Leaving the pictures aside, transcribe every line below exactly.

++++

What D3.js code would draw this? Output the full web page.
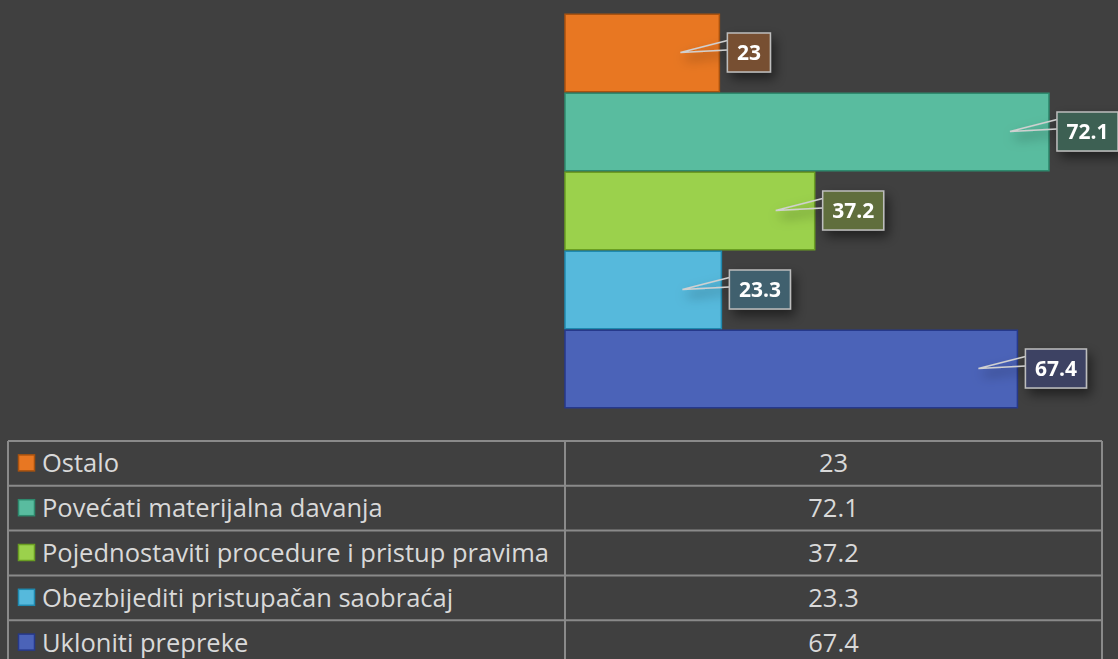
<!DOCTYPE html>
<html>
<head>
<meta charset="utf-8">
<script src="https://cdn.jsdelivr.net/npm/d3@7"></script>
<style>
  html, body { margin: 0; padding: 0; background: #404040; }
  svg { display: block; }
</style>
</head>
<body>
<svg id="chart" width="1118" height="659"></svg>
<script>
const categories = [
  "Ostalo",
  "Povećati materijalna davanja",
  "Pojednostaviti procedure i pristup pravima",
  "Obezbijediti pristupačan saobraćaj",
  "Ukloniti prepreke"
];
const values = [23, 72.1, 37.2, 23.3, 67.4];
const valueLabels = ["23", "72.1", "37.2", "23.3", "67.4"];
const barColors = ["#E87722", "#59BC9F", "#9BD14C", "#56B9DC", "#4B63B8"];
const barStrokes = ["#A9520F", "#2E8A6E", "#6A9E22", "#1F8AB0", "#26398C"];
const labelFills = ["#774F32", "#3E6052", "#606E3E", "#40606E", "#3D4364"];

const svg = d3.select("#chart");
const W = 1118, H = 659;
svg.append("rect").attr("width", W).attr("height", H).attr("fill", "#404040");

const defs = svg.append("defs");
const f = defs.append("filter").attr("id", "shadow")
  .attr("x", "-50%").attr("y", "-50%").attr("width", "200%").attr("height", "200%");
f.append("feDropShadow").attr("dx", 4).attr("dy", 6).attr("stdDeviation", 6)
  .attr("flood-color", "#000").attr("flood-opacity", 0.5);

const x = d3.scaleLinear().domain([0, 80]).range([565, 1102]);
const y = d3.scaleBand().domain(categories).range([13.5, 408.5]).padding(0);

// bars
svg.append("g").selectAll("rect").data(categories).join("rect")
  .attr("x", x(0))
  .attr("y", d => y(d) + 0.75)
  .attr("width", (d, i) => x(values[i]) - x(0))
  .attr("height", y.bandwidth() - 1.5)
  .attr("fill", (d, i) => barColors[i])
  .attr("stroke", (d, i) => barStrokes[i])
  .attr("stroke-width", 1.5);

// callout labels
const lg = svg.append("g");
categories.forEach((c, i) => {
  const end = x(values[i]);
  const cy = y(c) + y.bandwidth() / 2 - 0.5;
  const g = lg.append("g").attr("filter", "url(#shadow)");
  const boxL = end + 8, boxT = cy - 19.5, boxH = 39;
  const wedge = g.append("path");
  const box = g.append("rect");
  const t = g.append("text")
    .attr("font-family", "'Open Sans', sans-serif")
    .attr("font-weight", 700)
    .attr("font-size", 21)
    .attr("fill", "#ffffff")
    .attr("text-anchor", "middle")
    .text(valueLabels[i]);
  const tw = t.node().getComputedTextLength();
  const boxW = tw + 19;
  box.attr("x", boxL).attr("y", boxT).attr("width", boxW).attr("height", boxH)
    .attr("fill", labelFills[i]).attr("stroke", "#bdbdbd").attr("stroke-width", 1.5);
  t.attr("x", boxL + boxW / 2).attr("y", cy + 7.5);
  const tipX = end - 39;
  wedge.attr("d", `M${boxL},${boxT + 7.5} L${tipX},${cy} L${boxL},${boxT + 17}`)
    .attr("fill", "none").attr("stroke", "#d0d0d0").attr("stroke-width", 1.4);
});

// data table
const tTop = 441, rowH = 44.8, tL = 8, tMid = 565, tR = 1102;
const tg = svg.append("g");
const rowY = d3.scaleBand().domain(categories).range([tTop, tTop + rowH * categories.length]);
const lineColor = "#8a8a8a";
categories.forEach((c, i) => {
  const top = rowY(c);
  const mid = top + rowH / 2;
  tg.append("rect").attr("x", 18.5).attr("y", mid - 8.5).attr("width", 16).attr("height", 16)
    .attr("fill", barColors[i]).attr("stroke", barStrokes[i]).attr("stroke-width", 1.5);
  tg.append("text").attr("x", 42).attr("y", mid + 9)
    .attr("font-family", "'Open Sans', sans-serif").attr("font-size", 25.5)
    .attr("fill", "#d9d9d9").text(c);
  tg.append("text").attr("x", (tMid + tR) / 2).attr("y", mid + 9)
    .attr("text-anchor", "middle")
    .attr("font-family", "'Open Sans', sans-serif").attr("font-size", 25.5)
    .attr("fill", "#d9d9d9").text(valueLabels[i]);
});
const tBottom = tTop + rowH * categories.length;
categories.forEach(c => {
  tg.append("line").attr("x1", tL).attr("x2", tR).attr("y1", rowY(c)).attr("y2", rowY(c))
    .attr("stroke", lineColor).attr("stroke-width", 2);
});
tg.append("line").attr("x1", tL).attr("x2", tR).attr("y1", tBottom).attr("y2", tBottom)
  .attr("stroke", lineColor).attr("stroke-width", 2);
[tL, tMid, tR].forEach(xx => {
  tg.append("line").attr("x1", xx).attr("x2", xx).attr("y1", tTop).attr("y2", tBottom)
    .attr("stroke", lineColor).attr("stroke-width", 2);
});
</script>
</body>
</html>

++++

* Answer to this problem
What D3.js code would draw this? Output the full web page.
<!DOCTYPE html>
<html>
<head>
<meta charset="utf-8">
<script src="https://cdn.jsdelivr.net/npm/d3@7"></script>
<style>
  html, body { margin: 0; padding: 0; background: #404040; }
  svg { display: block; }
</style>
</head>
<body>
<svg id="chart" width="1118" height="659"></svg>
<script>
const categories = [
  "Ostalo",
  "Povećati materijalna davanja",
  "Pojednostaviti procedure i pristup pravima",
  "Obezbijediti pristupačan saobraćaj",
  "Ukloniti prepreke"
];
const values = [23, 72.1, 37.2, 23.3, 67.4];
const valueLabels = ["23", "72.1", "37.2", "23.3", "67.4"];
const barColors = ["#E87722", "#59BC9F", "#9BD14C", "#56B9DC", "#4B63B8"];
const barStrokes = ["#A9520F", "#2E8A6E", "#6A9E22", "#1F8AB0", "#26398C"];
const labelFills = ["#774F32", "#3E6052", "#606E3E", "#40606E", "#3D4364"];

const svg = d3.select("#chart");
const W = 1118, H = 659;
svg.append("rect").attr("width", W).attr("height", H).attr("fill", "#404040");

const defs = svg.append("defs");
const f = defs.append("filter").attr("id", "shadow")
  .attr("x", "-50%").attr("y", "-50%").attr("width", "200%").attr("height", "200%");
f.append("feDropShadow").attr("dx", 4).attr("dy", 6).attr("stdDeviation", 6)
  .attr("flood-color", "#000").attr("flood-opacity", 0.5);

const x = d3.scaleLinear().domain([0, 80]).range([565, 1102]);
const y = d3.scaleBand().domain(categories).range([13.5, 408.5]).padding(0);

// bars
svg.append("g").selectAll("rect").data(categories).join("rect")
  .attr("x", x(0))
  .attr("y", d => y(d) + 0.75)
  .attr("width", (d, i) => x(values[i]) - x(0))
  .attr("height", y.bandwidth() - 1.5)
  .attr("fill", (d, i) => barColors[i])
  .attr("stroke", (d, i) => barStrokes[i])
  .attr("stroke-width", 1.5);

// callout labels
const lg = svg.append("g");
categories.forEach((c, i) => {
  const end = x(values[i]);
  const cy = y(c) + y.bandwidth() / 2 - 0.5;
  const g = lg.append("g").attr("filter", "url(#shadow)");
  const boxL = end + 8, boxT = cy - 19.5, boxH = 39;
  const wedge = g.append("path");
  const box = g.append("rect");
  const t = g.append("text")
    .attr("font-family", "'Open Sans', sans-serif")
    .attr("font-weight", 700)
    .attr("font-size", 21)
    .attr("fill", "#ffffff")
    .attr("text-anchor", "middle")
    .text(valueLabels[i]);
  const tw = t.node().getComputedTextLength();
  const boxW = tw + 19;
  box.attr("x", boxL).attr("y", boxT).attr("width", boxW).attr("height", boxH)
    .attr("fill", labelFills[i]).attr("stroke", "#bdbdbd").attr("stroke-width", 1.5);
  t.attr("x", boxL + boxW / 2).attr("y", cy + 7.5);
  const tipX = end - 39;
  wedge.attr("d", `M${boxL},${boxT + 7.5} L${tipX},${cy} L${boxL},${boxT + 17}`)
    .attr("fill", "none").attr("stroke", "#d0d0d0").attr("stroke-width", 1.4);
});

// data table
const tTop = 441, rowH = 44.8, tL = 8, tMid = 565, tR = 1102;
const tg = svg.append("g");
const rowY = d3.scaleBand().domain(categories).range([tTop, tTop + rowH * categories.length]);
const lineColor = "#8a8a8a";
categories.forEach((c, i) => {
  const top = rowY(c);
  const mid = top + rowH / 2;
  tg.append("rect").attr("x", 18.5).attr("y", mid - 8.5).attr("width", 16).attr("height", 16)
    .attr("fill", barColors[i]).attr("stroke", barStrokes[i]).attr("stroke-width", 1.5);
  tg.append("text").attr("x", 42).attr("y", mid + 9)
    .attr("font-family", "'Open Sans', sans-serif").attr("font-size", 25.5)
    .attr("fill", "#d9d9d9").text(c);
  tg.append("text").attr("x", (tMid + tR) / 2).attr("y", mid + 9)
    .attr("text-anchor", "middle")
    .attr("font-family", "'Open Sans', sans-serif").attr("font-size", 25.5)
    .attr("fill", "#d9d9d9").text(valueLabels[i]);
});
const tBottom = tTop + rowH * categories.length;
categories.forEach(c => {
  tg.append("line").attr("x1", tL).attr("x2", tR).attr("y1", rowY(c)).attr("y2", rowY(c))
    .attr("stroke", lineColor).attr("stroke-width", 2);
});
tg.append("line").attr("x1", tL).attr("x2", tR).attr("y1", tBottom).attr("y2", tBottom)
  .attr("stroke", lineColor).attr("stroke-width", 2);
[tL, tMid, tR].forEach(xx => {
  tg.append("line").attr("x1", xx).attr("x2", xx).attr("y1", tTop).attr("y2", tBottom)
    .attr("stroke", lineColor).attr("stroke-width", 2);
});
</script>
</body>
</html>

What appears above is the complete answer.